One Day at A Time
Luke 13:1-9
First Baptist Church Laurens

Thornton Wilder’s 1927 novel, The Bridge of San Luis Rey opens with this sentence: “On Friday noon, July the twentieth, 1714, the finest bridge in all Peru broke and precipitated five travelers into the gulf below.” As the novel continues, Wilder goes on to inform us that another figure was about to get on that same bridge at the very moment it collapsed. He was a Catholic Monk by the name of Brother Juniper. The novel, thus, becomes Brother Juniper’s quest to solve the riddle of why these five figures had their lives end so unexpectedly and tragically. By learning their story, Brother Juniper hopes to be able to make a logical connection between their past actions and horrific way that they died. (Thornton Wilder, The Bridge of San Luis Rey, Harper Collins, 1955, page 3)

In essence, Brother Juniper makes the tragic mistake the we often make. Rather than allowing the recent past to give him insights for how to live now, he instead continues to live in the past while simply treading water in the present.

That is the lesson of the three stories that Jesus offers back to back to back to begin Luke 13. Like San Luis Rey, they are all tragedies too. The first story is of a group of Galileans, killed by Pilate in the midst of offering religious sacrifices. The second is the tale of eighteen individuals who die in Jerusalem when a tower collapses. And, the final story, is about a fig tree, which after three years has still not produced any fruit.

The temptation that all three stories offer is the human inclination to ask “why”. Why did Pilate kill a group of innocent people offering sacrifices? Why did eighteen people die in the collapse of a tower? And, why after so much care and love did a fig tree planted in the fertile soil of a garden fail to produce fruit?

The question is natural, common, human. But, so often, it isn’t very helpful. As long as we are trying to solve riddles from the past, we tread water in the present, which is to say that we stay right where we are while accomplishing little if anything in the day that is before us.
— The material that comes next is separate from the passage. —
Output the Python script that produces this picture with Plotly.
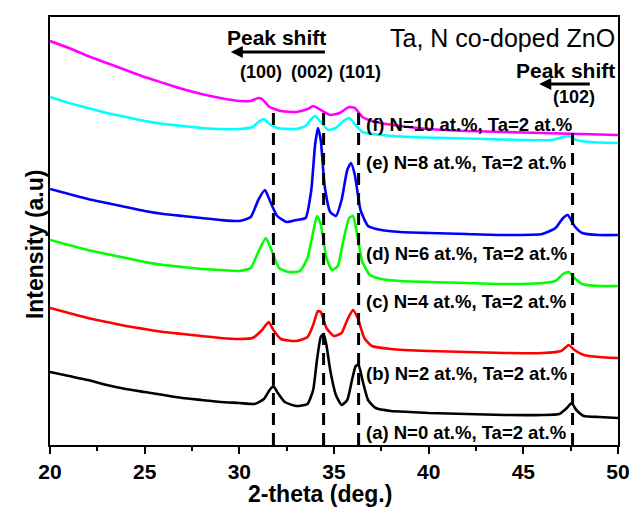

While all three of Jesus’ stories were sad tales, it must be said as well that we can just as easily get caught in the past while reliving good moments and grand accomplishments too. A life full of remembering the glory days is equally as dangerous as a life spent trying to sort through or figure out the tragedies. Again, both, keep us from the present.

At the end of all three stories, Jesus offers the same basic statement. After the story Pilate’s bloody act and the tale of the collapse of the tower Jesus says, “repent”. And, after the story of the fig tree, Jesus calls his followers to “bear fruit”. On the one hand this may seem a little heartless but actually it is Jesus being very, very helpful.

The suggestion of Jesus is simple. Rather than allowing our past – good or bad – to keep us immobile in the present while we try to either sort things out or relive past glory – we must allow the past to be our teacher. If the past is tragic, then we had better learn the lessons about the brevity of life, the importance of getting our lives in order, the need to repent or how to do better next time. If our past is glorious, then our goal shouldn’t be to continue to live there but rather to find a way to make the present equally so if not even more significant. Rather than becoming a prison from which we cannot escape, our past must become our best teacher for how to live more fully in the present.

The song One Day at A Time has been recorded by over 200 musical artists. Everybody from Merle Haggard to Bill Gaither has offered their own rendition but Christy Lane’s version of the song from back in 1980 may be the most famous. The lyrics of that well-worn tune include this line, “yesterday’s gone sweet Jesus, and tomorrow may never be mine. Lord help me today, show me the way, one day at a time.”

Yesterday is over. Good or bad, we will never untangle all of its mysteries. But, we can learn from it, be shaped by it and grow from our past as we seek to live this day, today, right now. For as the song says and as Jesus points out with each of his three stories, time is short, tomorrow may never be ours. What we have is today and we must make something of it – we must be fruitful, we must learn from our past.

You may have heard the story of the two friends who were sitting together watching the six o’clock news one night which was featuring the story of a man threatening to jump off a bridge. One said to the other, “I’ll bet you a hundred bucks he jumps!” “Its a bet,” said his buddy. As they continued to watch, sure enough, not more than two minutes later the man jumped from the bridge. As the looser handed over the money, his winning pal admitted, “well, I hate to say it, but I knew he was going to do it. I saw him jump just an hour before on the 5 o’clock news.” “Well, don’t feel too bad,” his friend consoled him. “I saw him jump at 5 too, but, I didn’t think he would be dumb enough to do it again!” (From Reader’s Digest, June 1994, page 72)

The point – of course – let our past be our friend, our teacher, our instructor for a better today.

This days offers us a reminder of our past as our friend, our teacher too. For, this meal is a reminder of what God has done for us through Christ – not so that we will get caught up in its mystery and complexity, but, so that we can allow it to influence what we will do today, now, even before the sun sets. Amen.